▸ **Collected material**:
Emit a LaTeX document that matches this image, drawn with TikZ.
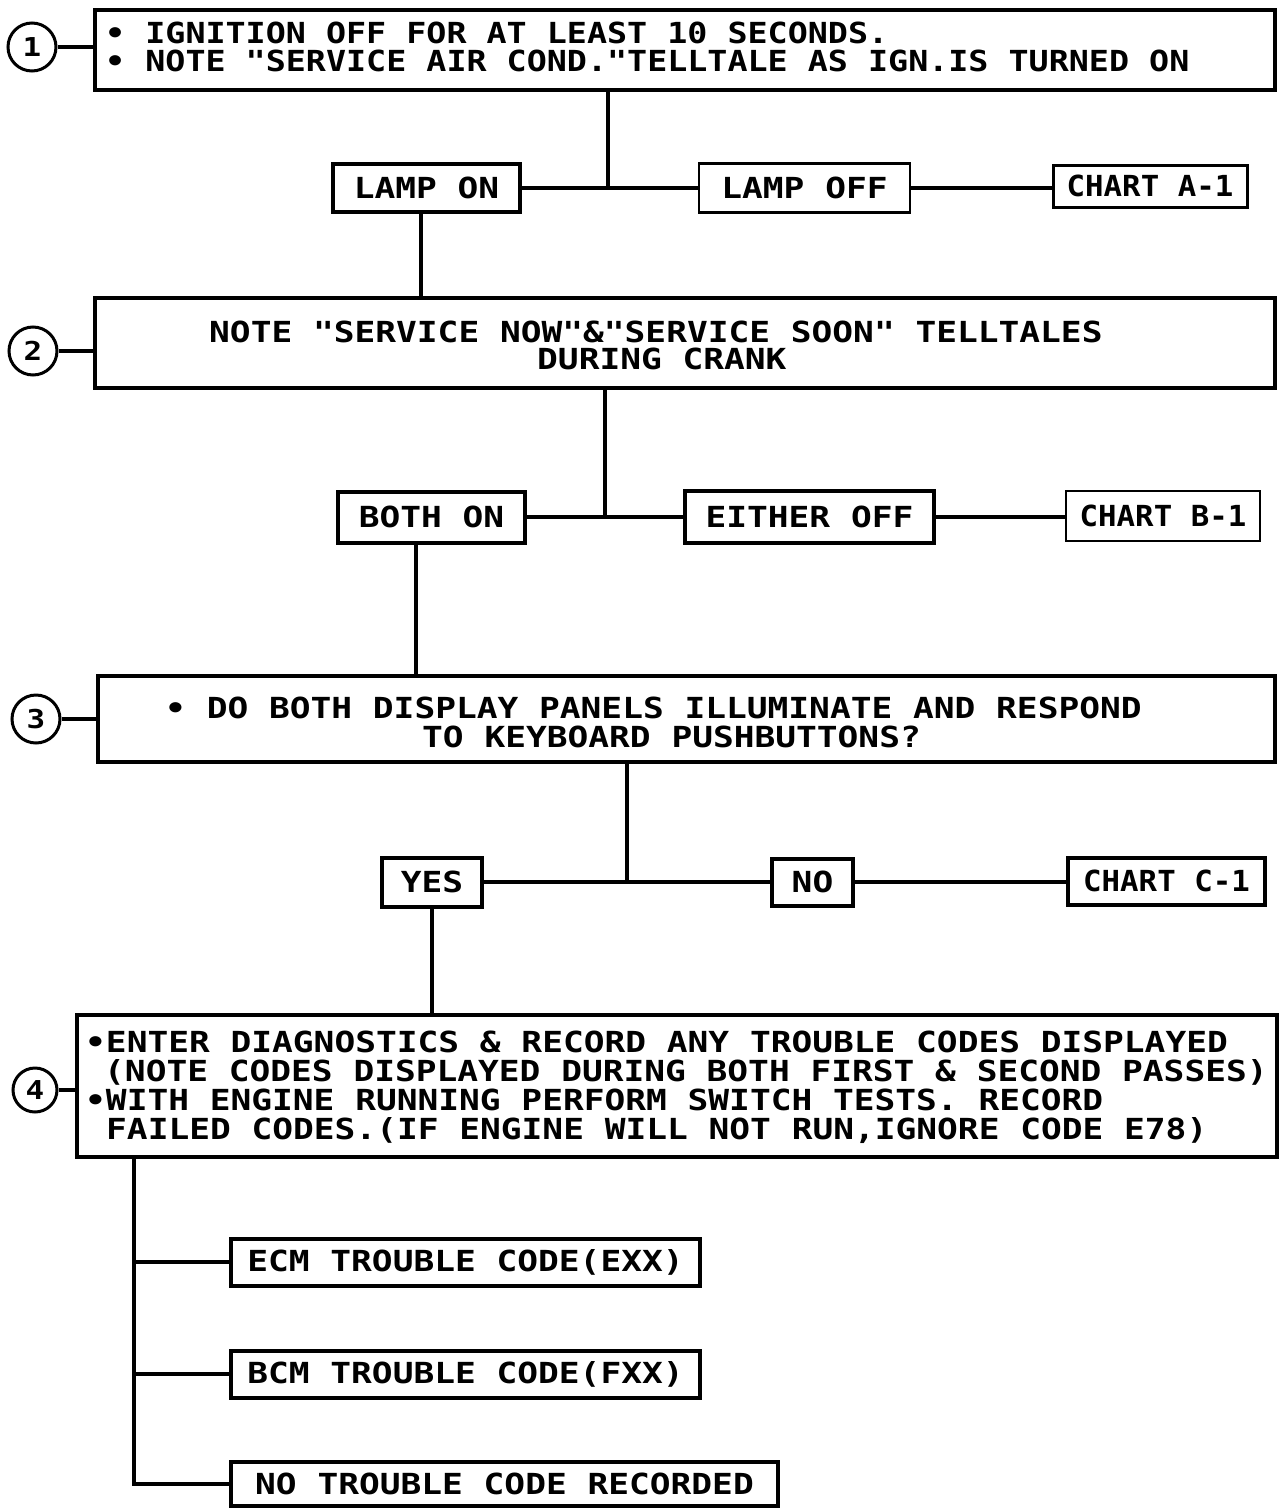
\documentclass[tikz,border=0pt]{standalone}
\usepackage{fontspec}
\newfontfamily\lettA[FakeStretch=1.15]{DejaVu Sans Mono}
\newfontfamily\lett[FakeStretch=1.19]{DejaVu Sans Mono}
\newfontfamily\lettC[FakeStretch=1.06]{DejaVu Sans Mono}
\begin{document}
\begin{tikzpicture}[x=1pt,y=-1pt,
  box/.style={draw,line width=4pt,inner sep=0pt,font=\lett\bfseries\fontsize{29}{29}\selectfont},
  thinbox/.style={box,line width=2.5pt},
  chartbox/.style={box,font=\lettC\bfseries\fontsize{29}{29}\selectfont},
  wire/.style={line width=3.5pt},
  txt/.style={inner sep=0pt,anchor=base west,font=\lett\bfseries\fontsize{29}{29}\selectfont},
  txtA/.style={txt,font=\lettA\bfseries\fontsize{29}{29}\selectfont},
  num/.style={draw,circle,line width=3pt,minimum size=48pt,inner sep=0pt,font=\lett\bfseries\fontsize{26}{26}\selectfont}]
\fill[white] (0,0) rectangle (1280,1510);
\useasboundingbox (0,0) rectangle (1280,1510);

% ---- step 1
\node[box,minimum width=1180pt,minimum height=80pt] (b1) at (685,50) {};
\node[txtA] (t1a) at (105,43) {• IGNITION OFF FOR AT LEAST 10 SECONDS.};
\node[txtA] (t1b) at (105,71) {• NOTE "SERVICE AIR COND."TELLTALE AS IGN.IS TURNED ON};
\node[num] (c1) at (32,47) {1};
\draw[wire] (c1.east) -- (c1.east -| b1.west);

\node[box,minimum width=187pt,minimum height=48pt] (lampon) at (426.5,188) {LAMP ON};
\node[thinbox,minimum width=211pt,minimum height=49pt] (lampoff) at (804.5,188) {LAMP OFF};
\node[chartbox,line width=3pt,minimum width=194pt,minimum height=42pt] (chartA) at (1150,186) {CHART A-1};
\coordinate (j1) at (608,188);
\coordinate (k1) at (421,0);
\draw[wire] (b1.south -| j1) -- (j1);
\draw[wire] (lampon.east) -- (lampoff.west);
\draw[wire] (lampoff.east) -- (lampoff.east -| chartA.west);

% ---- step 2
\node[box,minimum width=1180pt,minimum height=90pt] (b2) at (685,343) {};
\node[txt] (t2a) at (209,342) {NOTE "SERVICE NOW"\&"SERVICE SOON" TELLTALES};
\node[txt] (t2b) at (537,369) {DURING CRANK};
\node[num] (c2) at (33,351) {2};
\draw[wire] (c2.east) -- (c2.east -| b2.west);
\draw[wire] (lampon.south -| k1) -- (b2.north -| k1);

\node[box,minimum width=187pt,minimum height=51pt] (bothon) at (431.5,517) {BOTH ON};
\node[box,minimum width=249pt,minimum height=52pt] (eitheroff) at (809.5,517) {EITHER OFF};
\node[chartbox,line width=2.5pt,minimum width=194pt,minimum height=50pt] (chartB) at (1163,516) {CHART B-1};
\coordinate (j2) at (605,517);
\coordinate (k2) at (416,0);
\draw[wire] (b2.south -| j2) -- (j2);
\draw[wire] (bothon.east) -- (eitheroff.west);
\draw[wire] (eitheroff.east) -- (eitheroff.east -| chartB.west);

% ---- step 3
\node[box,minimum width=1177pt,minimum height=86pt] (b3) at (686.5,719) {};
\node[txt] (t3a) at (165,718) {• DO BOTH DISPLAY PANELS ILLUMINATE AND RESPOND};
\node[txt] (t3b) at (422,747) {TO KEYBOARD PUSHBUTTONS?};
\node[num] (c3) at (36,719) {3};
\draw[wire] (c3.east) -- (c3.east -| b3.west);
\draw[wire] (bothon.south -| k2) -- (b3.north -| k2);

\node[box,minimum width=100pt,minimum height=49pt] (yes) at (432,882) {YES};
\node[box,minimum width=81pt,minimum height=47pt] (no) at (812.5,882) {NO};
\node[chartbox,minimum width=197pt,minimum height=47pt] (chartC) at (1166.5,881) {CHART C-1};
\coordinate (j3) at (627,882);
\draw[wire] (b3.south -| j3) -- (j3);
\draw[wire] (yes.east) -- (no.west);
\draw[wire] (no.east) -- (no.east -| chartC.west);

% ---- step 4
\node[box,minimum width=1200pt,minimum height=142pt] (b4) at (677,1086) {};
\node[txt] (t4a) at (85,1052) {•ENTER DIAGNOSTICS \& RECORD ANY TROUBLE CODES DISPLAYED};
\node[txt] (t4b) at (104,1081) {(NOTE CODES DISPLAYED DURING BOTH FIRST \& SECOND PASSES)};
\node[txt] (t4c) at (85,1110) {•WITH ENGINE RUNNING PERFORM SWITCH TESTS. RECORD};
\node[txt] (t4d) at (106,1139) {FAILED CODES.(IF ENGINE WILL NOT RUN,IGNORE CODE E78)};
\node[num,minimum size=44pt] (c4) at (35,1090) {4};
\draw[wire] (c4.east) -- (c4.east -| b4.west);
\draw[wire] (yes.south) -- (b4.north -| yes.south);

\node[box,minimum width=469pt,minimum height=47pt] (ecm) at (465.5,1262) {ECM TROUBLE CODE(EXX)};
\node[box,minimum width=469pt,minimum height=47pt] (bcm) at (465.5,1374) {BCM TROUBLE CODE(FXX)};
\node[box,minimum width=547pt,minimum height=44pt] (notc) at (504.5,1484) {NO TROUBLE CODE RECORDED};
\coordinate (k4) at (134,0);
\draw[wire] (b4.south -| k4) -- (notc.west -| k4) -- (notc.west);
\draw[wire] (ecm.west -| k4) -- (ecm.west);
\draw[wire] (bcm.west -| k4) -- (bcm.west);
\end{tikzpicture}
\end{document}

▸ **What needs to be done**:
Give back exactly the lines from the first line of the data through the line with "(b2.north -| k1);", pictures excluded.

▸ **The reply**:
Emit a LaTeX document that matches this image, drawn with TikZ.
\documentclass[tikz,border=0pt]{standalone}
\usepackage{fontspec}
\newfontfamily\lettA[FakeStretch=1.15]{DejaVu Sans Mono}
\newfontfamily\lett[FakeStretch=1.19]{DejaVu Sans Mono}
\newfontfamily\lettC[FakeStretch=1.06]{DejaVu Sans Mono}
\begin{document}
\begin{tikzpicture}[x=1pt,y=-1pt,
  box/.style={draw,line width=4pt,inner sep=0pt,font=\lett\bfseries\fontsize{29}{29}\selectfont},
  thinbox/.style={box,line width=2.5pt},
  chartbox/.style={box,font=\lettC\bfseries\fontsize{29}{29}\selectfont},
  wire/.style={line width=3.5pt},
  txt/.style={inner sep=0pt,anchor=base west,font=\lett\bfseries\fontsize{29}{29}\selectfont},
  txtA/.style={txt,font=\lettA\bfseries\fontsize{29}{29}\selectfont},
  num/.style={draw,circle,line width=3pt,minimum size=48pt,inner sep=0pt,font=\lett\bfseries\fontsize{26}{26}\selectfont}]
\fill[white] (0,0) rectangle (1280,1510);
\useasboundingbox (0,0) rectangle (1280,1510);

% ---- step 1
\node[box,minimum width=1180pt,minimum height=80pt] (b1) at (685,50) {};
\node[txtA] (t1a) at (105,43) {• IGNITION OFF FOR AT LEAST 10 SECONDS.};
\node[txtA] (t1b) at (105,71) {• NOTE "SERVICE AIR COND."TELLTALE AS IGN.IS TURNED ON};
\node[num] (c1) at (32,47) {1};
\draw[wire] (c1.east) -- (c1.east -| b1.west);

\node[box,minimum width=187pt,minimum height=48pt] (lampon) at (426.5,188) {LAMP ON};
\node[thinbox,minimum width=211pt,minimum height=49pt] (lampoff) at (804.5,188) {LAMP OFF};
\node[chartbox,line width=3pt,minimum width=194pt,minimum height=42pt] (chartA) at (1150,186) {CHART A-1};
\coordinate (j1) at (608,188);
\coordinate (k1) at (421,0);
\draw[wire] (b1.south -| j1) -- (j1);
\draw[wire] (lampon.east) -- (lampoff.west);
\draw[wire] (lampoff.east) -- (lampoff.east -| chartA.west);

% ---- step 2
\node[box,minimum width=1180pt,minimum height=90pt] (b2) at (685,343) {};
\node[txt] (t2a) at (209,342) {NOTE "SERVICE NOW"\&"SERVICE SOON" TELLTALES};
\node[txt] (t2b) at (537,369) {DURING CRANK};
\node[num] (c2) at (33,351) {2};
\draw[wire] (c2.east) -- (c2.east -| b2.west);
\draw[wire] (lampon.south -| k1) -- (b2.north -| k1);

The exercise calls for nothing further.